#### [Prompt]
Extract the lines of the material below, beginning with the first and ending with the line that holds "const yTickLabels = [2.15, 2.20, 2.25, 2.30, 2.35, 2.40];". Skip every picture.
------------------------------------------------------------------------
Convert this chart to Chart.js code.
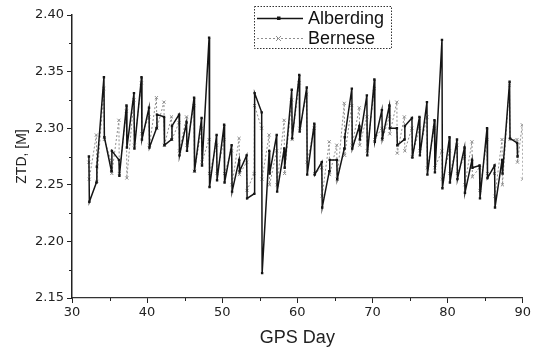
<!DOCTYPE html>
<html>
<head>
<meta charset="utf-8">
<script src="https://cdn.jsdelivr.net/npm/chart.js@4/dist/chart.umd.min.js"></script>
<style>
html,body{margin:0;padding:0;background:#fff;}
#c{display:block;}
</style>
</head>
<body>
<canvas id="c" width="533" height="349"></canvas>
<script>
// ---- data ----
const seriesNames = ["Alberding", "Bernese"];
const xTickLabels = [30, 40, 50, 60, 70, 80, 90];
const yTickLabels = [2.15, 2.20, 2.25, 2.30, 2.35, 2.40];

const albDays = [32,33,34,35,36,37,38,39,40,41,42,43,44,45,46,47,48,49,50,51,52,53,54,55,56,57,58,59,60,61,62,63,64,65,66,67,68,69,70,71,72,73,74,75,76,77,78,79,80,81,82,83,84,85,86,87,88,89];
const albStart = [2.275,2.252,2.345,2.262,2.272,2.320,2.331,2.345,2.318,2.300,2.310,2.290,2.312,2.305,2.327,2.309,2.380,2.294,2.303,2.285,2.272,2.276,2.242,2.314,2.280,2.294,2.282,2.334,2.347,2.336,2.304,2.270,2.262,2.272,2.282,2.335,2.302,2.329,2.343,2.316,2.320,2.300,2.290,2.309,2.310,2.323,2.307,2.378,2.292,2.290,2.283,2.272,2.267,2.300,2.267,2.272,2.341,2.287];
const albEnd   = [2.235,2.266,2.292,2.280,2.258,2.283,2.282,2.290,2.283,2.312,2.285,2.302,2.276,2.280,2.262,2.267,2.248,2.254,2.252,2.244,2.262,2.238,2.331,2.172,2.260,2.244,2.265,2.291,2.297,2.259,2.259,2.230,2.272,2.255,2.292,2.282,2.290,2.276,2.288,2.291,2.300,2.285,2.302,2.274,2.276,2.259,2.261,2.247,2.252,2.255,2.243,2.265,2.238,2.256,2.230,2.260,2.291,2.275];

const berDays = [32,33,34,35,36,37,38,39,40,41,42,43,44,45,46,47,48,49,50,51,52,53,54,55,56,57,58,59,60,61,62,63,64,65,66,67,68,69,70,71,72,73,74,75,76,77,78,79,80,81,82,83,84,85,86,87,88,89,89.7];
const berStart = [2.270,2.294,2.335,2.270,2.307,2.315,2.325,2.340,2.310,2.327,2.323,2.310,2.305,2.310,2.320,2.300,2.290,2.285,2.290,2.280,2.291,2.270,2.260,2.300,2.294,2.280,2.307,2.325,2.340,2.330,2.300,2.265,2.288,2.285,2.322,2.320,2.318,2.310,2.335,2.300,2.310,2.323,2.310,2.300,2.300,2.310,2.300,2.280,2.280,2.285,2.275,2.288,2.265,2.290,2.260,2.290,2.338,2.290,2.303];
const berEnd   = [2.255,2.253,2.290,2.260,2.260,2.256,2.285,2.295,2.285,2.300,2.285,2.290,2.280,2.285,2.262,2.270,2.260,2.260,2.260,2.250,2.259,2.245,2.320,2.255,2.250,2.250,2.260,2.290,2.300,2.270,2.260,2.240,2.259,2.255,2.276,2.285,2.285,2.280,2.290,2.290,2.295,2.278,2.280,2.275,2.280,2.265,2.265,2.255,2.260,2.260,2.250,2.257,2.245,2.260,2.240,2.250,2.290,2.270,2.255];

// ---- build point lists (two samples per day: first and last of the day) ----
function build(days, a, b, off) {
  const pts = [];
  for (let i = 0; i < days.length; i++) {
    pts.push({x: days[i] + off, y: a[i]});
    pts.push({x: days[i] + off + 0.06, y: b[i]});
  }
  return pts;
}
const albPts = build(albDays, albStart, albEnd, 0.25);
const berPts = build(berDays, berStart, berEnd, 0.24);

const ALB = '#151515', BER = '#8e8e8e';

const minorTicks = {
  id: 'minorTicks',
  afterDraw(chart) {
    const ctx = chart.ctx, xs = chart.scales.x, ys = chart.scales.y;
    ctx.save();
    ctx.strokeStyle = '#222';
    ctx.lineWidth = 1;
    for (let i = 0; i < xTickLabels.length - 1; i++) {
      const v = (xTickLabels[i] + xTickLabels[i + 1]) / 2;
      const px = Math.round(xs.getPixelForValue(v)) + 0.5;
      ctx.beginPath(); ctx.moveTo(px, ys.bottom); ctx.lineTo(px, ys.bottom + 3); ctx.stroke();
    }
    for (let i = 0; i < yTickLabels.length - 1; i++) {
      const v = (yTickLabels[i] + yTickLabels[i + 1]) / 2;
      const py = Math.round(ys.getPixelForValue(v)) + 0.5;
      ctx.beginPath(); ctx.moveTo(xs.left, py); ctx.lineTo(xs.left - 3, py); ctx.stroke();
    }
    // legend box
    const bx = 254, by = 6, bw = 137, bh = 42;
    ctx.setLineDash([1.5, 1.5]);
    ctx.strokeStyle = '#333';
    ctx.strokeRect(bx + 0.5, by + 0.5, bw, bh);
    ctx.setLineDash([]);
    const rows = [
      {y: 18, color: ALB, dash: [], w: 1.5, label: seriesNames[0], marker: 'rect'},
      {y: 38, color: BER, dash: [2, 2], w: 1, label: seriesNames[1], marker: 'cross'}
    ];
    rows.forEach(r => {
      ctx.strokeStyle = r.color; ctx.lineWidth = r.w; ctx.setLineDash(r.dash);
      ctx.beginPath(); ctx.moveTo(257, r.y + 0.5); ctx.lineTo(303, r.y + 0.5); ctx.stroke();
      ctx.setLineDash([]);
      if (r.marker === 'rect') { ctx.fillStyle = r.color; ctx.fillRect(277, r.y - 1.5, 3.5, 3.5); }
      else { ctx.lineWidth = 1; ctx.beginPath(); ctx.moveTo(276, r.y - 2); ctx.lineTo(281, r.y + 3); ctx.moveTo(281, r.y - 2); ctx.lineTo(276, r.y + 3); ctx.stroke(); }
      ctx.fillStyle = '#111';
      ctx.font = '18px "Liberation Sans", Arial, sans-serif';
      ctx.textBaseline = 'middle';
      ctx.fillText(r.label, 308, r.y + 1);
    });
    ctx.restore();
  }
};

new Chart(document.getElementById('c'), {
  type: 'scatter',
  data: {
    datasets: [
      {label: seriesNames[0], data: albPts, showLine: true, borderColor: ALB, backgroundColor: ALB,
       borderWidth: 1.5, pointStyle: 'rect', pointRadius: 1.7, pointBorderWidth: 0, order: 0},
      {label: seriesNames[1], data: berPts, showLine: true, borderColor: BER, backgroundColor: BER,
       borderWidth: 1, borderDash: [2, 2], pointStyle: 'crossRot', pointRadius: 2.2, pointBorderWidth: 1, order: 1}
    ]
  },
  options: {
    responsive: false,
    animation: false,
    devicePixelRatio: 1,
    layout: {padding: {left: 0, right: 10, top: 15, bottom: 0}},
    plugins: {legend: {display: false}, tooltip: {enabled: false}},
    scales: {
      x: {
        type: 'linear', min: 30, max: 90,
        afterBuildTicks: s => { s.ticks = xTickLabels.map(v => ({value: v})); },
        afterFit: s => { s.height = 51; },
        grid: {drawOnChartArea: false, drawTicks: true, tickLength: 5, tickColor: '#222'},
        border: {display: true, color: '#333', width: 1.2},
        ticks: {color: '#222', font: {family: '"DejaVu Sans", Verdana, sans-serif', size: 13}, padding: 2, maxRotation: 0},
        title: {display: true, text: 'GPS Day', color: '#222', font: {family: '"Liberation Sans", Arial, sans-serif', size: 18}, padding: {top: 0, bottom: 0}}
      },
      y: {
        type: 'linear', min: 2.15, max: 2.40,
        afterBuildTicks: s => { s.ticks = yTickLabels.map(v => ({value: v})); },
        afterFit: s => { s.width = 72; },
        grid: {drawOnChartArea: false, drawTicks: true, tickLength: 5, tickColor: '#222'},
        border: {display: true, color: '#222', width: 1.5},
        ticks: {color: '#222', font: {family: '"DejaVu Sans", Verdana, sans-serif', size: 13}, padding: 3,
                callback: v => Number(v).toFixed(2)},
        title: {display: true, text: 'ZTD, [M]', color: '#222', font: {family: '"Liberation Sans", Arial, sans-serif', size: 14}, padding: {top: 14, bottom: 0}}
      }
    }
  },
  plugins: [minorTicks]
});
</script>
</body>
</html>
------------------------------------------------------------------------
#### [Full answer]
Convert this chart to Chart.js code.
<!DOCTYPE html>
<html>
<head>
<meta charset="utf-8">
<script src="https://cdn.jsdelivr.net/npm/chart.js@4/dist/chart.umd.min.js"></script>
<style>
html,body{margin:0;padding:0;background:#fff;}
#c{display:block;}
</style>
</head>
<body>
<canvas id="c" width="533" height="349"></canvas>
<script>
// ---- data ----
const seriesNames = ["Alberding", "Bernese"];
const xTickLabels = [30, 40, 50, 60, 70, 80, 90];
const yTickLabels = [2.15, 2.20, 2.25, 2.30, 2.35, 2.40];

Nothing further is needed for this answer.